::: Records provided :::

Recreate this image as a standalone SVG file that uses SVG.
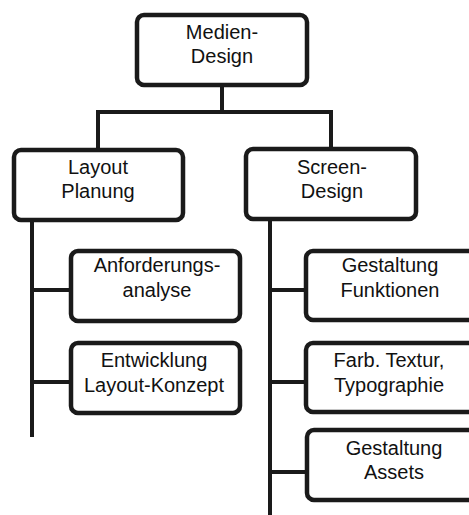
<svg xmlns="http://www.w3.org/2000/svg" width="469" height="515" viewBox="0 0 469 515">
  <style>
    .box { fill: #ffffff; stroke: #1a1a1a; stroke-width: 4.5; }
    .lbl { font-family: "Liberation Sans", Arial, sans-serif; font-size: 20px; fill: #111111; text-anchor: middle; }
    .wire { fill: none; stroke: #1a1a1a; stroke-width: 4; stroke-linecap: butt; stroke-linejoin: miter; }
  </style>
  <rect width="469" height="515" fill="#ffffff"/>

  <g id="connectors">
    <path class="wire" d="M222 85 V112 M96 112 H332 M98 110 V150 M331 110 V149"/>
    <path class="wire" d="M32 220 V437 M32 290 H71 M32 382 H71"/>
    <path class="wire" d="M270 220 V515 M270 290 H306 M270 382 H306 M270 472 H307"/>
  </g>

  <g id="medien-design">
    <rect class="box" x="137" y="15" width="170" height="70" rx="7"/>
    <text class="lbl" x="222" y="39">Medien-</text>
    <text class="lbl" x="222" y="63">Design</text>
  </g>

  <g id="layout-planung">
    <rect class="box" x="14" y="150" width="169" height="70" rx="7"/>
    <text class="lbl" x="98" y="174">Layout</text>
    <text class="lbl" x="98" y="198">Planung</text>
  </g>

  <g id="screen-design">
    <rect class="box" x="246" y="149" width="170" height="70" rx="7"/>
    <text class="lbl" x="332" y="174">Screen-</text>
    <text class="lbl" x="332" y="198">Design</text>
  </g>

  <g id="anforderungsanalyse">
    <rect class="box" x="71" y="251" width="169" height="70" rx="7"/>
    <text class="lbl" x="157" y="272">Anforderungs-</text>
    <text class="lbl" x="157" y="297">analyse</text>
  </g>

  <g id="entwicklung-layout-konzept">
    <rect class="box" x="71" y="343" width="169" height="70" rx="7"/>
    <text class="lbl" x="154" y="367">Entwicklung</text>
    <text class="lbl" x="154" y="392">Layout-Konzept</text>
  </g>

  <g id="gestaltung-funktionen">
    <rect class="box" x="306" y="251" width="170" height="69" rx="7"/>
    <text class="lbl" x="390" y="272">Gestaltung</text>
    <text class="lbl" x="390" y="297">Funktionen</text>
  </g>

  <g id="farb-textur-typographie">
    <rect class="box" x="306" y="343" width="170" height="69" rx="7"/>
    <text class="lbl" x="389" y="367">Farb. Textur,</text>
    <text class="lbl" x="389" y="392">Typographie</text>
  </g>

  <g id="gestaltung-assets">
    <rect class="box" x="307" y="430" width="170" height="70" rx="7"/>
    <text class="lbl" x="394" y="455">Gestaltung</text>
    <text class="lbl" x="394" y="479">Assets</text>
  </g>
</svg>
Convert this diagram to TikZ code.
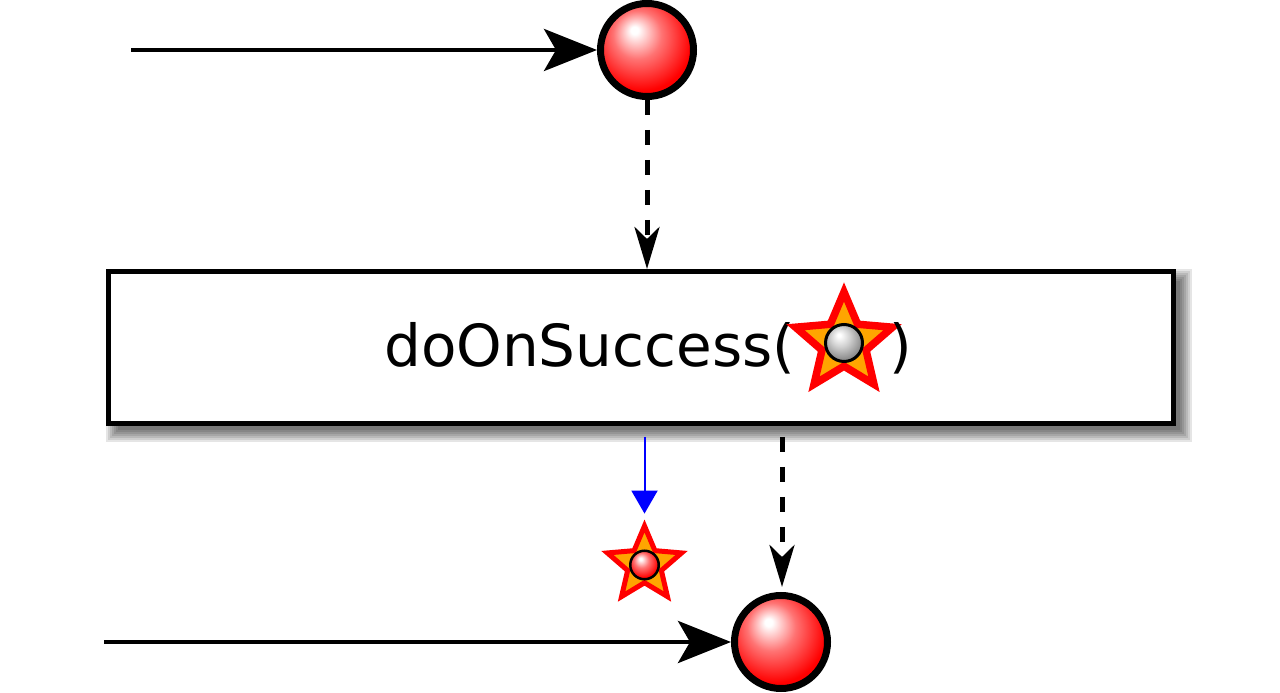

:::

Repeat all of the records verbatim, leaving out the pictures.

Recreate this image as a standalone SVG file that uses SVG.
<svg xmlns="http://www.w3.org/2000/svg" width="469" height="515" viewBox="0 0 469 515">
  <style>
    .box { fill: #ffffff; stroke: #1a1a1a; stroke-width: 4.5; }
    .lbl { font-family: "Liberation Sans", Arial, sans-serif; font-size: 20px; fill: #111111; text-anchor: middle; }
    .wire { fill: none; stroke: #1a1a1a; stroke-width: 4; stroke-linecap: butt; stroke-linejoin: miter; }
  </style>
  <rect width="469" height="515" fill="#ffffff"/>

  <g id="connectors">
    <path class="wire" d="M222 85 V112 M96 112 H332 M98 110 V150 M331 110 V149"/>
    <path class="wire" d="M32 220 V437 M32 290 H71 M32 382 H71"/>
    <path class="wire" d="M270 220 V515 M270 290 H306 M270 382 H306 M270 472 H307"/>
  </g>

  <g id="medien-design">
    <rect class="box" x="137" y="15" width="170" height="70" rx="7"/>
    <text class="lbl" x="222" y="39">Medien-</text>
    <text class="lbl" x="222" y="63">Design</text>
  </g>

  <g id="layout-planung">
    <rect class="box" x="14" y="150" width="169" height="70" rx="7"/>
    <text class="lbl" x="98" y="174">Layout</text>
    <text class="lbl" x="98" y="198">Planung</text>
  </g>

  <g id="screen-design">
    <rect class="box" x="246" y="149" width="170" height="70" rx="7"/>
    <text class="lbl" x="332" y="174">Screen-</text>
    <text class="lbl" x="332" y="198">Design</text>
  </g>

  <g id="anforderungsanalyse">
    <rect class="box" x="71" y="251" width="169" height="70" rx="7"/>
    <text class="lbl" x="157" y="272">Anforderungs-</text>
    <text class="lbl" x="157" y="297">analyse</text>
  </g>

  <g id="entwicklung-layout-konzept">
    <rect class="box" x="71" y="343" width="169" height="70" rx="7"/>
    <text class="lbl" x="154" y="367">Entwicklung</text>
    <text class="lbl" x="154" y="392">Layout-Konzept</text>
  </g>

  <g id="gestaltung-funktionen">
    <rect class="box" x="306" y="251" width="170" height="69" rx="7"/>
    <text class="lbl" x="390" y="272">Gestaltung</text>
    <text class="lbl" x="390" y="297">Funktionen</text>
  </g>

  <g id="farb-textur-typographie">
    <rect class="box" x="306" y="343" width="170" height="69" rx="7"/>
    <text class="lbl" x="389" y="367">Farb. Textur,</text>
    <text class="lbl" x="389" y="392">Typographie</text>
  </g>

  <g id="gestaltung-assets">
    <rect class="box" x="307" y="430" width="170" height="70" rx="7"/>
    <text class="lbl" x="394" y="455">Gestaltung</text>
    <text class="lbl" x="394" y="479">Assets</text>
  </g>
</svg>
Convert this diagram to TikZ code.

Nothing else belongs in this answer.